>> begin Record extracts

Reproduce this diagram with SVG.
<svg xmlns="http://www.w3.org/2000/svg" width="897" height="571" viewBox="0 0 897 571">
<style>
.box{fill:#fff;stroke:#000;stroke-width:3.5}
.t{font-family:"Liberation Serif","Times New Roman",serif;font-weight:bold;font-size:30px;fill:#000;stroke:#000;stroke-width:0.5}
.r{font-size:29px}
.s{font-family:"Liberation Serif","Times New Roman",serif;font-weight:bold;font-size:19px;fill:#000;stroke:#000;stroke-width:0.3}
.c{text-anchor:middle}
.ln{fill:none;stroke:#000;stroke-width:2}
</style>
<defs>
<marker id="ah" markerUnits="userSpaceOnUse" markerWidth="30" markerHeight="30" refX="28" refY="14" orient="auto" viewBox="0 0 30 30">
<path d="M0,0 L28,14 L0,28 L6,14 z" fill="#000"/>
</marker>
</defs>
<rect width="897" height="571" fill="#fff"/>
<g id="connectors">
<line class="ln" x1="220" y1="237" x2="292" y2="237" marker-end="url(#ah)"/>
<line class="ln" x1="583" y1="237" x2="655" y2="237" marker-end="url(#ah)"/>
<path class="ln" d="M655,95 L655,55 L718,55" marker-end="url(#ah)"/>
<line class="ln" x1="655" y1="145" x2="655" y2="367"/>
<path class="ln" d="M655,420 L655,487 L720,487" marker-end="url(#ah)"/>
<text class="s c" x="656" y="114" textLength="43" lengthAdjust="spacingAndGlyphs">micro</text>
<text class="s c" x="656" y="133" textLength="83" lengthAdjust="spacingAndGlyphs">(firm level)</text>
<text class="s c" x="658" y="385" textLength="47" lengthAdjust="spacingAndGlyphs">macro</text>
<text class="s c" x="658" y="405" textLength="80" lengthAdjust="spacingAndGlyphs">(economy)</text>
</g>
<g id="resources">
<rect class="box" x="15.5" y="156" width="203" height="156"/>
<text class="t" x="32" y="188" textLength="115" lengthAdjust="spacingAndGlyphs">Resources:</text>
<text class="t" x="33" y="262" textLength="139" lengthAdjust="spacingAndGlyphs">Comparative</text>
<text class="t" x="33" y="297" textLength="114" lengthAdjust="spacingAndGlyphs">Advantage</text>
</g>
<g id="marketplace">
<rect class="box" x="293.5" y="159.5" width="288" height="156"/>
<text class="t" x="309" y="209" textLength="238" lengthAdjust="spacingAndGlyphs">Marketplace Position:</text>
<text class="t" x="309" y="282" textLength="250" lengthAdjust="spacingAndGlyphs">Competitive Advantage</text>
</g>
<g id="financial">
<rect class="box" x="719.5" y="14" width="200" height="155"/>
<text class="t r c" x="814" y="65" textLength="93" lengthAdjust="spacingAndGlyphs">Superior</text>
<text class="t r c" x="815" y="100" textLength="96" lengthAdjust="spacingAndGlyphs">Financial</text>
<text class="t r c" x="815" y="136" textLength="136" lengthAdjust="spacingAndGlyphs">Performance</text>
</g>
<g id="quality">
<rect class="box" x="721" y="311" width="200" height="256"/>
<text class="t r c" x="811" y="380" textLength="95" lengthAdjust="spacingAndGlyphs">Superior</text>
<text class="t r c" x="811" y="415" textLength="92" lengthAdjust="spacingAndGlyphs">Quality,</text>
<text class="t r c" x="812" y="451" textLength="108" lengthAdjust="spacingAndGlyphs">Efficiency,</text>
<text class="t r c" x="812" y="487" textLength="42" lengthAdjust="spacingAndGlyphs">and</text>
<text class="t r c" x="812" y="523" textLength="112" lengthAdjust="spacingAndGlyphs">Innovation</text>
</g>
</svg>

>> end Record extracts
>> begin Record extracts

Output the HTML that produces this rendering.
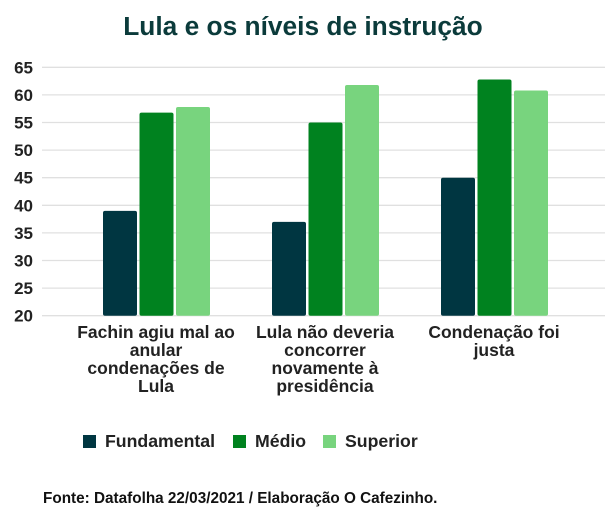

>> end Record extracts

Return nothing except the number of lines that include the string "this".

**The result:** 2